Work in Eli’s House also came to a close. The team made great progress this season and learned more about the site near the Canaanite gate. They also encountered large areas of fill dirt and pottery from R.A.S. Macalister’s dig in the early 1900s. 

June 9: Washing Dishes
Eighty pottery buckets were waiting on the dig team when they arrived this morning. With such a large backlog, almost everyone had to wash pottery before anything else could be dug or sifted. Each piece of pottery is scrubbed with a small brush, inspected for inscriptions and place in a box to dry. Before 9:30, all the pottery was washed and we were all back to our original work spots.

Two team members started the day in the cavern behind the water system. The two were investigating the source of the dirt intrusions in the cavern. The goal was to find a crack which may be allowing dirt intrusions into the cavern. No crack was found. However, the area was covered with clear vinyl sheeting in hopes of catching a cone of dirt intrusion before the next dig season to help isolate such a crack. 


For Emotional Health, We Needed to Find the Floor
In the remaining time this morning, the team began searching for the floor in the middle of the basin. We knew that this would be our last digging day, so we dug as fast as possible this afternoon. It was as if our sanity or emotional health depended on reaching the floor from the center of the basin to the north. We have exposed a good amount of floor along the southern wall, this would give a new look at the basin. We were almost there when we got word to stop digging by 1:30. We dug feverishly and found the floor [more about that in later blogs].

Sunday, June 7, 2015

Gezer 2015: The things you find at the bottom of a water system


A beautiful morning at Tel Gezer.
By Gary D. Myers

R.A.S. Macalister. I feel your pain. I guess I should have expected water at the bottom of a water system, but I don’t like it any more than you did.
For the past three work days, the diggers at the bottom of the Gezer Water System have been battling water just like Macalister, the original excavator of the system, did in 1908. The Irishman wrote about his experience with the water at Gezer in his final published volume about the dig, The Excavation of Gezer: 1902-1905 and 1907-1909:

The staircase terminates at a pool of unknown depth—a long crowbar failed to reach the bottom—now full of soft watery mud. Water stands wherever this mud is dug away, and the level of the water remains constant no matter how much be taken away. The first day on which the water was found it was uncertain whether it was a spring or merely accumulation of rain water. Buckets were provided, and at least two hundred gallons of water drawn of and poured away, without making the smallest impression on the level. (R.A.S. Macalister, 261)

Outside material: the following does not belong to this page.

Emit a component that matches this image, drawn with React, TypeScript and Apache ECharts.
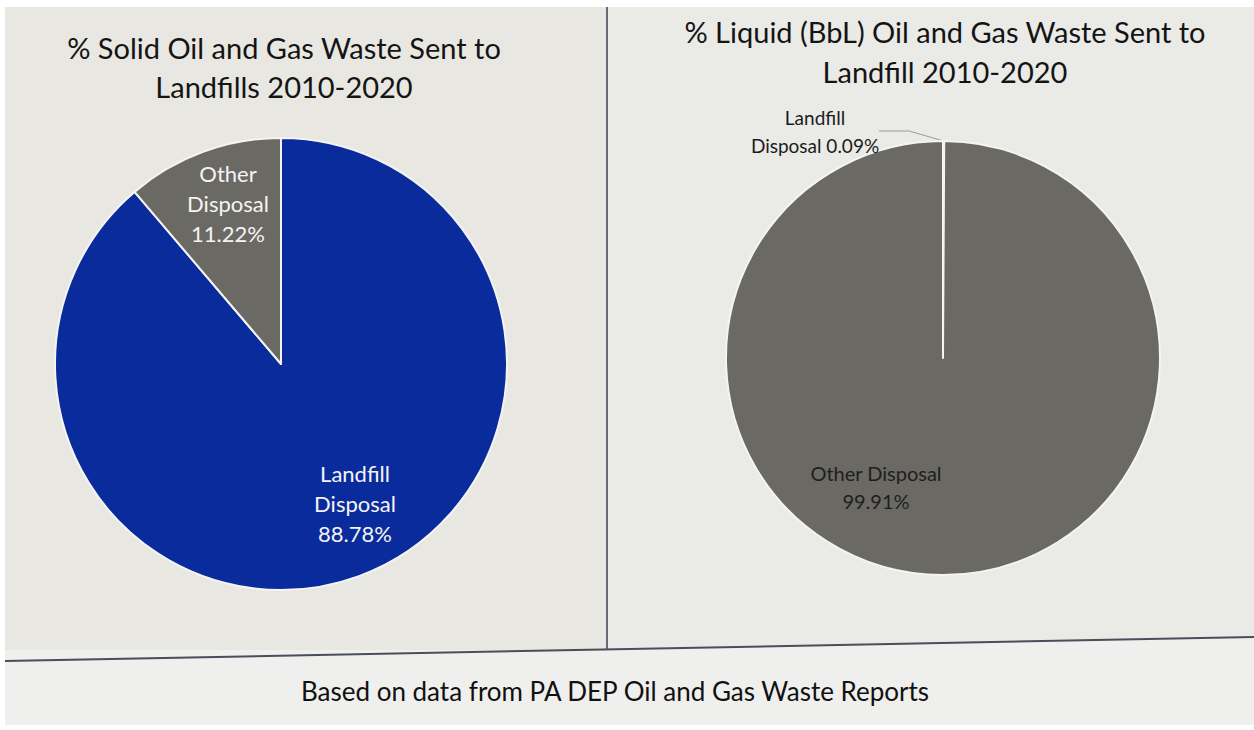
import React, { useEffect, useRef } from "react";
import * as echarts from "echarts";

const solidCategories = ["Landfill Disposal", "Other Disposal"];
const solidValues = [88.78, 11.22];
const liquidCategories = ["Landfill Disposal", "Other Disposal"];
const liquidValues = [0.09, 99.91];

const titleLeft = "% Solid Oil and Gas Waste Sent to\nLandfills 2010-2020";
const titleRight = "% Liquid (BbL) Oil and Gas Waste Sent to\nLandfill 2010-2020";
const footer = "Based on data from PA DEP Oil and Gas Waste Reports";

const FONT = "Lato, 'Open Sans', sans-serif";

export default function App() {
  const ref = useRef<HTMLDivElement>(null);
  useEffect(() => {
    const chart = echarts.init(ref.current!, null, { renderer: "svg" });
    const option: any = {
      animation: false,
      backgroundColor: "#ffffff",
      title: [
        {
          text: titleLeft,
          left: 279,
          top: 23,
          textAlign: "center",
          textStyle: { fontFamily: FONT, fontSize: 29, fontWeight: "normal", color: "#141414", lineHeight: 39, align: "center" },
        },
        {
          text: titleRight,
          left: 940,
          top: 6,
          textAlign: "center",
          textStyle: { fontFamily: FONT, fontSize: 29, fontWeight: "normal", color: "#141414", lineHeight: 40, align: "center" },
        },
        {
          text: footer,
          left: 610,
          top: 673,
          textAlign: "center",
          textStyle: { fontFamily: FONT, fontSize: 26, fontWeight: "normal", color: "#111111" },
        },
      ],
      graphic: [
        { type: "rect", z: -10, silent: true, shape: { x: 5, y: 7, width: 1249, height: 655 }, style: { fill: "#e8e7e2" } },
        { type: "rect", z: -10, silent: true, shape: { x: 608, y: 7, width: 646, height: 645 }, style: { fill: "#eaeae7" } },
        { type: "rect", z: -10, silent: true, shape: { x: 5, y: 650, width: 1249, height: 75 }, style: { fill: "#efefed" } },
        { type: "polygon", z: -9, silent: true, shape: { points: [[5, 661], [1254, 637], [1254, 650], [5, 662]] }, style: { fill: "#efefed" } },
        { type: "line", z: -5, silent: true, shape: { x1: 607, y1: 7, x2: 607, y2: 650 }, style: { stroke: "#3b4058", lineWidth: 1.5 } },
        { type: "line", z: -5, silent: true, shape: { x1: 5, y1: 661, x2: 1254, y2: 637 }, style: { stroke: "#4a4d5a", lineWidth: 2 } },
      ],
      series: [
        {
          type: "pie",
          center: [281, 364],
          radius: 226,
          startAngle: 90,
          clockwise: true,
          itemStyle: { borderColor: "#f4f4f2", borderWidth: 2 },
          label: {
            show: true,
            position: "inside",
            fontFamily: FONT,
            fontSize: 22,
            lineHeight: 30,
            color: "#f4f4f4",
            formatter: (p: any) => p.name.replace(" ", "\n") + "\n" + p.value.toFixed(2) + "%",
          },
          labelLine: { show: false },
          data: solidCategories.map((n, i) => ({
            name: n,
            value: solidValues[i],
            itemStyle: { color: i === 0 ? "#0a2b9c" : "#6b6964" },
          })),
          labelLayout: (p: any) =>
            p.dataIndex === 0 ? { x: 355, y: 503, align: "center", verticalAlign: "middle" } : { x: 228, y: 203, align: "center", verticalAlign: "middle" },
        },
        {
          type: "pie",
          center: [943, 358],
          radius: 217,
          startAngle: 90,
          clockwise: true,
          itemStyle: { borderColor: "#f4f4f2", borderWidth: 2 },
          data: liquidCategories.map((n, i) => ({
            name: n,
            value: liquidValues[i],
            itemStyle: { color: "#6b6964" },
            label:
              i === 0
                ? {
                    show: true,
                    position: "outside",
                    fontFamily: FONT,
                    fontSize: 19,
                    lineHeight: 28,
                    color: "#1c1c1c",
                    align: "center",
                    formatter: (p: any) => "Landfill\n" + "Disposal " + p.value.toFixed(2) + "%",
                  }
                : {
                    show: true,
                    position: "inside",
                    fontFamily: FONT,
                    fontSize: 20,
                    lineHeight: 28,
                    color: "#1e1e1e",
                    formatter: (p: any) => p.name + "\n" + p.value.toFixed(2) + "%",
                  },
            labelLine: i === 0 ? { show: true, lineStyle: { color: "#9a9a96", width: 1 } } : { show: false },
          })),
          labelLayout: (p: any) =>
            p.dataIndex === 0 ? { x: 815, y: 131, align: "center", verticalAlign: "middle" } : { x: 876, y: 487, align: "center", verticalAlign: "middle" },
        },
      ],
    };
    chart.setOption(option);
    return () => chart.dispose();
  }, []);
  return <div ref={ref} style={{ position: "fixed", left: 0, top: 0, width: 1254, height: 730 }} />;
}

Macalister, believing he would need divers to excavate the pool, deemed it “archaeologically unprofitable” and moved on to explore the cavern. That helped us have untouched material to excavate under Macalister’s causeway of stones.

Three days ago, some 3 meters under the surface that Macalister laid across the pool area to access the cavern, we encountered water. The first day it wasn’t so bad, but by Friday, the water was affecting our work. When we arrived at the tel this morning, the pool area had much more water than it did Friday.

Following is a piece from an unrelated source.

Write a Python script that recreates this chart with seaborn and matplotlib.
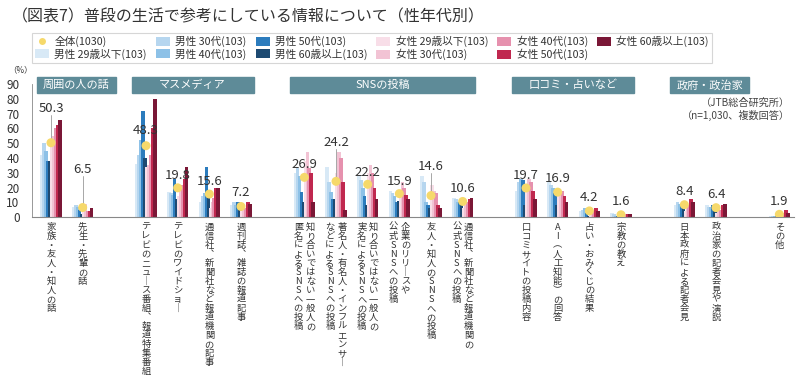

The bottom after removing 100+ gallons of water.
Using three 20 liter jugs, the team removed close to 140 gallons of water. The jugs were placed in a bag and winched to the platform to be hauled out with the crane and dumped. It took nine trips to remove that much water. Unlike Macalister, we could see the difference in the water level—it did shrink considerably. However, we abandoned that effort after lunch without clearing out all the water. The rest of the afternoon was spent digging further into the pool area. We moved much mud and rock in the afternoon as well as two large stones, possibly rumble from buildings in the city above.

So, where is the water coming from? Most likely, it is rainfall seeping through the many layers of dirt and debris. But why did Macalister encounter so much more water in 1908 (he was in this deep water 8-9 feet above where we are)? Has mechanical pumping lowered the water table? We don’t know all the answers. It is easy to see why Macalister gave up on the pool, but we won’t give up. On we dig.

The Unsung Heroes of the Dig
One can never fully emphasize the importance each person’s role on this dig. Each position in the water system dig is vitally important to our success. We have diggers, winch hook workers, safety gate operators, a winch operator, platform workers who unhooks the bags from the winch and hooks them to the crane, signal engineers (those who alert the crane operator to pull up bags), a crane operator, and sifters. We cannot do the task without all of these people in place. Then we wash pottery at the dig tent and keep records about the finds we make. We need about 18 people to successfully operate this portion of the dig. We appreciate the contribution each individual makes each day. Thank you for what you do and the way you do it

Eli’s House
I didn’t make it to "Eli's House" today due to the issue with the water down below, but I hear things are going well. Eli Yannai and a small team are examining the connection between the houses at the Canaanite gate area and the water system. Yesterday, during our tour of the Israel Museum in Jerusalem, we were able to see the two gold goddesses discovered in “Eli’s House,” by a team of American archaeologists in the 1970s. Amazing find.